My dad has taken an interest in my learning of mask-making (as I will be starting my first soon). From this arose a question: is there a material that can be poured into the mold made from a sculpture that is light, sturdy, and foamy?
My dad's into making model airplanes, so obviously after getting the material out of the mold, it'd have to hold its shape (not be flimsy or heavy, like latex).

Any ideas for such a material?

Thanks
 
I would have to suggest...foam. It will depend on exactly what size pieces your dad plans on doing, but smooth on does various density foams that would probably work just fine. They do a rigid foam that will work better than the flexible foam that most people use for dreads, for example.
 
Smooth On... is that a company? Is there a site where it can be purchased?

And even though this is off-topic, I actually need to know where the flexible foam you mentioned can be bought (for my future Pred's dreads). And what it's called.
 
Take a look at http://www.smooth-on.com/ They also have a very helpful group of tech support guys. You can give them a call with questions and they should be able to answer everything you throw at them. They do both rigid and flexible foams.
 
Thanks. Already tried Monster Makers, so the Smooth On website was helpful!

The Monster-Cast compund is interesting: http://www.monstermakers.com/product/monst...ng-plastic.html

Would this be useable in molds made of Ultra Cal 30? In other words, can I follow the same mask-making process, but instead of latex, use the Monster-Cast?
No. That is a plastic, and will have no flexibility to it at all. The general rule is that a hard casting (resin/plastic) will require a soft mold such as silicone, along with a hard mother mold to keep its shape. If you have a hard mold, like ultra cal, what you put into needs to remain flexible once it has cured, like latex. In short, the only way to get something made from the monster-cast material you mentioned out of the mold, would be to break the mold. Even then it would probably have bonded to it and you'd end up breaking the cast too.
 
I know. I meant if that plastic Monster-Cast stuff would work in Ultra Cal 30 molds for my dad's project. He needs the sturdiness and lightweightness.
But I guess for him, he'd need silicone as a mold. Then it'd work?

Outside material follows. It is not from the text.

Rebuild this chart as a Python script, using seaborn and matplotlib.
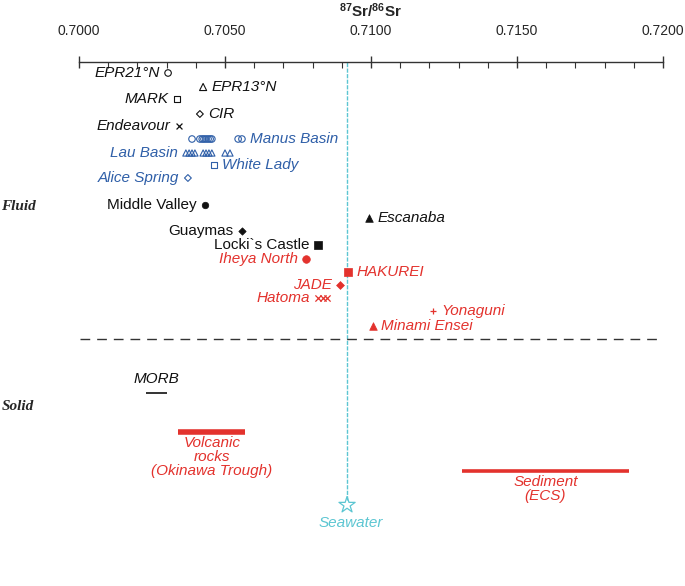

For me, I'm already pretty much set. I'm the one who's making latex stuff, so the Ultra Cal 30 and whatnot will be for me. The silicone and Monster-Cast for him.
When it comes to my dreads, I'll come up with something later down the road. Got a lot of work until then...
 
Yes, he'd need silicone. Like I said, ultra cal is not a good mold material for resin no matter what you're making with it. He should look up some of the smooth on tutorials on their site, and they also have a bunch of videos on youtube.